Дефолты и реструктуризации для долга, номинированного в иностранной валюте и принадлежащего нерезидентам, могут оказаться единственным выходом для страны: иностранные суды реже выступают на стороне государства-эмитента, а иностранных инвесторов сложнее заставить продолжить держать такие долговые обязательства. В то же время сложнее с помощью правовых механизмов принудить эмитентов выплачивать внешний долг; основной инструмент кредиторов в этом случае – угроза помешать будущим размещениям. Из-за репутационных и судебных рисков дефолт и реструктуризация, как правило, предполагают долгие переговоры между кредиторами и заемщиком.
Хотя дефолт и реструктуризация позволяют резко сократить объем долга и стоимость его обслуживания, они имеют долгосрочные издержки – в виде более высоких ставок по облигациям в будущем, отложенного доступа к долговым рынкам, снижения финансовой стабильности национальных финансовых институтов.
В случае с внутренним долгом власти могут печатать деньги, чтобы выкупить долг. В 68 эпизодах де-юре внутреннего дефолта страны использовали множество механизмов: принудительную конвертацию, снижение купонных ставок и номинала, иногда сопряженное с конвертацией в другую валюту. Обычно эти эпизоды сопровождались ростом инфляции и приводили к гораздо худшим макроэкономическим исходам. И хотя в случае с внутренним долгом у государств меньше риск, что придется идти на вынужденный дефолт, они все еще сталкиваются с инфляционным риском и риском того, что из-за резкого роста номинальных ставок инфляционные ожидания «отвяжутся» от якоря.
Дефолты – внешние или внутренние – могут стать более распространенными после пандемии. При этом база кредиторов развивающихся стран, особенно стран с низким уровнем доходов, в последние два десятилетия стала более фрагментированной, что усложняет координацию, необходимую для реструктуризаций.

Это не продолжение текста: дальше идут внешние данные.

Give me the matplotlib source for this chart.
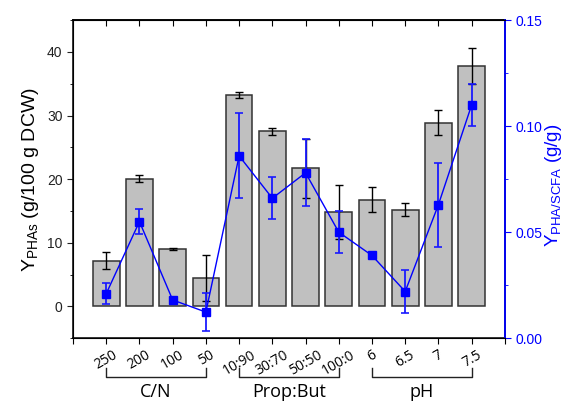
import numpy as np
import matplotlib
matplotlib.use("Agg")
import matplotlib.pyplot as plt
from matplotlib.ticker import MultipleLocator

plt.rcParams['font.family'] = ['Liberation Sans', 'DejaVu Sans']

# conditions tested, grouped by factor
labels = ['250', '200', '100', '50', '10:90', '30:70', '50:50', '100:0',
          '6', '6.5', '7', '7.5']
groups = [('C/N', 1, 4), ('Prop:But', 5, 8), ('pH', 9, 12)]

# PHA content (g/100 g DCW)
y_pha = [7.2, 20.1, 9.0, 4.4, 33.2, 27.5, 21.7, 14.85, 16.8, 15.2, 28.9, 37.8]
y_pha_err = [1.35, 0.6, 0.1, 3.6, 0.5, 0.5, 4.6, 4.2, 2.0, 1.0, 2.0, 2.9]

# PHA yield on substrate (g/g)
y_sub = [0.021, 0.055, 0.018, 0.0123, 0.086, 0.066, 0.078, 0.050,
         0.039, 0.022, 0.063, 0.110]
y_sub_err = [0.005, 0.006, 0.0, 0.009, 0.020, 0.0098, 0.0158, 0.0099,
             0.0, 0.010, 0.0198, 0.010]

x = np.arange(1, len(labels) + 1)

fig = plt.figure(figsize=(5.66, 4.04), dpi=100)
ax = fig.add_axes([0.129, 0.163, 0.763, 0.787])

ax.bar(x, y_pha, width=0.8, color='#c0c0c0', edgecolor='#333333',
       linewidth=1.1, zorder=2)
ax.errorbar(x, y_pha, yerr=y_pha_err, fmt='none', ecolor='black',
            elinewidth=1.0, capsize=3, capthick=1.0, zorder=3)

ax.set_xlim(0, 13)
ax.set_ylim(-5, 45)
ax.yaxis.set_major_locator(MultipleLocator(10))
ax.yaxis.set_minor_locator(MultipleLocator(5))
ax.set_xticks(np.arange(0, 14))
ax.set_xticklabels([''] + labels + [''], rotation=30, ha='center',
                   family=['Open Sans', 'DejaVu Sans'], fontsize=10)
ax.tick_params(axis='x', which='both', direction='out', length=4,
               pad=3, top=False)
ax.tick_params(axis='y', which='major', direction='out', length=4,
               labelsize=10, colors='#222222')
ax.tick_params(axis='y', which='minor', direction='out', length=2.5)
ax.set_ylabel(r'$\mathregular{Y_{PHAs}}$ (g/100 g DCW)', fontsize=14,
              labelpad=4)
for s in ax.spines.values():
    s.set_linewidth(1.1)

# inward ticks along the top edge
secx = ax.secondary_xaxis('top')
secx.set_xticks(x)
secx.tick_params(direction='in', length=4, labeltop=False)
secx.spines['top'].set_linewidth(1.1)

ax2 = ax.twinx()
ax2.errorbar(x, y_sub, yerr=y_sub_err, fmt='s-', color='#0000ff',
             ecolor='#1a1aff', markersize=6, linewidth=1.0,
             elinewidth=1.3, capsize=3, capthick=1.2, zorder=4)
ax2.set_ylim(0, 0.15)
ax2.yaxis.set_major_locator(MultipleLocator(0.05))
ax2.yaxis.set_minor_locator(MultipleLocator(0.025))
ax2.yaxis.set_major_formatter(plt.FormatStrFormatter('%.2f'))
ax2.tick_params(axis='y', which='major', direction='out', length=4,
                labelsize=10, colors='#0000ff')
ax2.tick_params(axis='y', which='minor', direction='out', length=2.5,
                colors='#0000ff')
ax2.spines['right'].set_color('#0000ff')
ax2.spines['right'].set_linewidth(1.3)
ax2.set_ylabel(r'$\mathregular{Y_{PHA/SCFA}}$ (g/g)', fontsize=13.5,
               color='#0000ff')
ax2.yaxis.set_label_coords(1.088, 0.48)

# group brackets under the tick labels
trans = ax.get_xaxis_transform()
for name, a, b in groups:
    ax.plot([a, a, b, b], [-0.095, -0.123, -0.123, -0.095], color='#222222',
            linewidth=1.0, transform=trans, clip_on=False)
    ax.text((a + b) / 2, -0.17, name, transform=trans, ha='center',
            va='center', fontsize=13, family=['Open Sans', 'DejaVu Sans'])

fig.savefig('out.png', dpi=100)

А отложенные реструктуризации приводят к большему сокращению ВВП, инвестиций, притока капитала. При этом сохраняются стимулы – и для стран-кредиторов, и для стран-заемщиков – соглашаться на условные реструктуризации, которые краткосрочно облегчают условия для заемщиков, но не решают по существу проблему их платежеспособности.
Гораздо более высокий уровень государственного, частного и внешнего долга – определяющая характеристика постпандемического ландшафта. Хотя исследования чаще фокусируются на долге развитых стран, для развивающихся этот ландшафт иной, и их долг растет не только быстро, но, в отличие от развитых стран, растет и стоимость его обслуживания. Предыдущие десятилетия неуклонно растущего долга и перспективы более слабых темпов экономического роста вряд ли дают достаточную возможность для постоянного сокращения долга. И ни один из вариантов решения проблемы долга не является привлекательным или простым, отмечают авторы: инфляция, финансовые репрессии и реструктуризация могут привести к большим экономическим издержкам; налоги на богатство или реформы, направленные на обеспечение более высоких темпов роста, могут столкнуться с техническими, практическими и политическими препятствиями в их реализации. Трудности, связанные с политикой сокращения долга, поднимают вопросы глобального управления, включая то, в какой степени страны с развитой экономикой могут помочь развивающимся в смягчении возможных шоков, заключают авторы.